*697Over the approximately six-month period between January 15, 2004, and July 28, 2004, the plaintiff Richard Davis, as president of and on behalf of the plaintiff Excelsior Capital, LLC (hereinafter Excelsior), made five loans to the defendant Superior Broadcasting Company, Inc. (hereinafter Superior), totaling over $18,000,000. Each loan was evidenced by a promissory note. Three of the five notes were personally guaranteed by the defendant C. Robert Allen III (hereinafter Allen), who owned 60% of Superior’s stock, and was the trustee of a family trust which held an additional 30% of Superior’s stock. In 2005 Allen allegedly requested an extension of the maturity dates of the three notes he had guaranteed, and Davis allegedly agreed to extend the maturity dates of the subject notes. Superior paid Excelsior a fee for extending the maturity date of at least one of the three notes, and Excelsior thereafter received payments for that note at a higher interest rate. After Superior defaulted on its payment obligations in 2006, Excelsior and Davis commenced *698this action, inter alia, to recover upon the notes and Allen’s personal guarantees. The action proceeded to trial in June 2009 and, at the close of evidence, Allen and his property management guardian, Luke Allen, moved pursuant to CPLR 4401 for judgment as a matter of law dismissing the ninth, thirteenth, and seventeenth causes of action, by which Excelsior sought to recover upon the personal guarantees. The Supreme Court granted the motion, concluding that Allen’s obligation as guarantor was discharged because he did not consent to extend the maturity dates of the three notes guaranteed by him. Excelsior appeals from the dismissal of the ninth, thirteenth, and seventeenth causes of action.

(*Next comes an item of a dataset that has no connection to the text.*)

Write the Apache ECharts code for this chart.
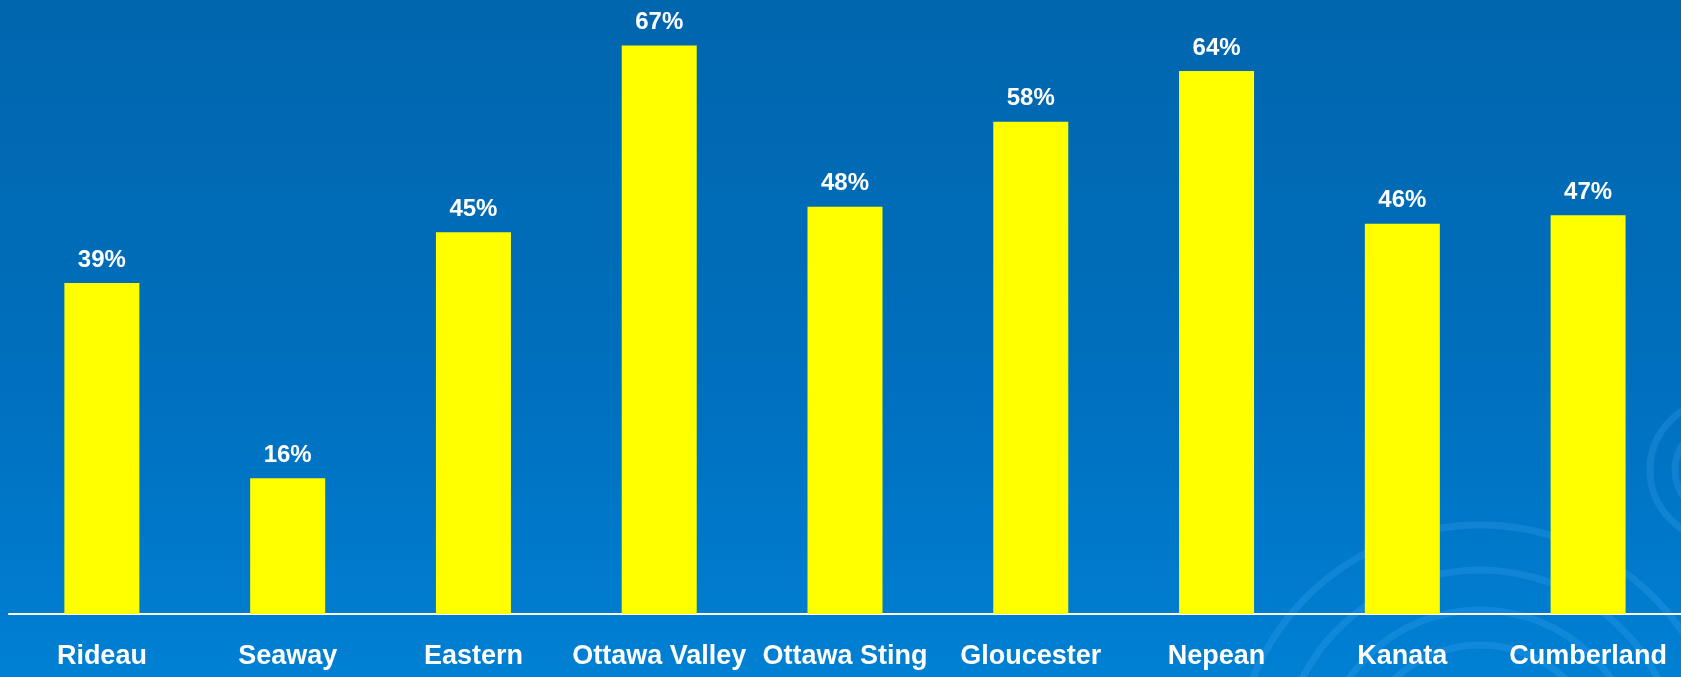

Initially, we agree with the Supreme Court that Allen’s obligations under the guarantees would be discharged if the subject notes were modified without his consent. “A guarantor’s obligation cannot be altered without its consent; if the original note is modified without its consent, a guarantor is relieved of its obligation” (White Rose Food v Saleh, 99 NY2d 589, 591 [2003]; see Bier Pension Plan Trust v Estate of Schneierson, 74 NY2d 312, 315 [1989]; Mackler v Burke, 2 AD3d 505 [2003]). The rationale for discharging a guarantor when the underlying note is modified is that the modification substitutes a new obligation for the old one, and the guarantor cannot be held responsible for the failure of the principal to perform an obligation other than the obligation originally guaranteed (see Bier Pension Plan Trust v Estate of Schneierson, 74 NY2d at 315; Arlona Ltd. Partnership v 8th of Jan. Corp., 50 AD3d 933, 934 [2008]). Moreover, an agreement to extend the maturity date of a note clearly constitutes a modification which will relieve a guarantor of his or her obligations unless the guarantor consented to the extension (see White Rose Food v Saleh, 99 NY2d at 591; Bier Pension Plan Trust v Estate of Schneierson, 74 NY2d at 316).
However, a motion for judgment as a matter of law pursuant to CPLR 4401 may be granted only when the trial court determines that, upon the evidence presented, “there is no rational process by which the fact trier could base a finding in favor of the nonmoving party” (Szczerbiak v Pilat, 90 NY2d 553, 556 [1997]). In making this evaluation, “the trial court must afford the party opposing the motion every inference which may properly be drawn from the facts presented, and the facts must be considered in a light most favorable to the nonmovant” (id. at 556; see Goldberg v Horowitz, 73 AD3d 691 [2010]; Crawford v Village of Millbrook, 61 AD3d 918, 919 [2009]).
Applying these principles here, the evidence presented at trial *699provided a rational basis upon which the jury could have found that AJlen, who allegedly requested an extension of the maturity dates of the notes he had guaranteed, and who was allegedly consulted regarding the decision to extend the maturity dates, did in fact consent to the extensions (see M. H. Metal Prods. Corp. v April, 251 NY 146, 150 [1929]; L & W Supply Corp. v A.D.F. Drywall, Inc., 55 AD3d 1026, 1027-1028 [2008]; Arlona Ltd. Partnership v 8th of Jan. Corp., 50 AD3d 933 [2008]; Marjax Enters. v Upstate Hiawatha Plaza Co., 62 AD2d 1159, 1160 [1978]; London Leasing Corp. v Interfina, Inc., 53 Misc 2d 657, 660-661 [1967]). Accordingly, the Supreme Court erred in dismissing Excelsior’s causes of action to recover upon Allen’s three personal guarantees, and the matter must be remitted to the Supreme Court, Nassau County, for a new trial on those causes of action.
In light of our determination, we need not reach Excelsior’s remaining contentions. Mastro, J.E, Dillon, Eng and Chambers, JJ., concur.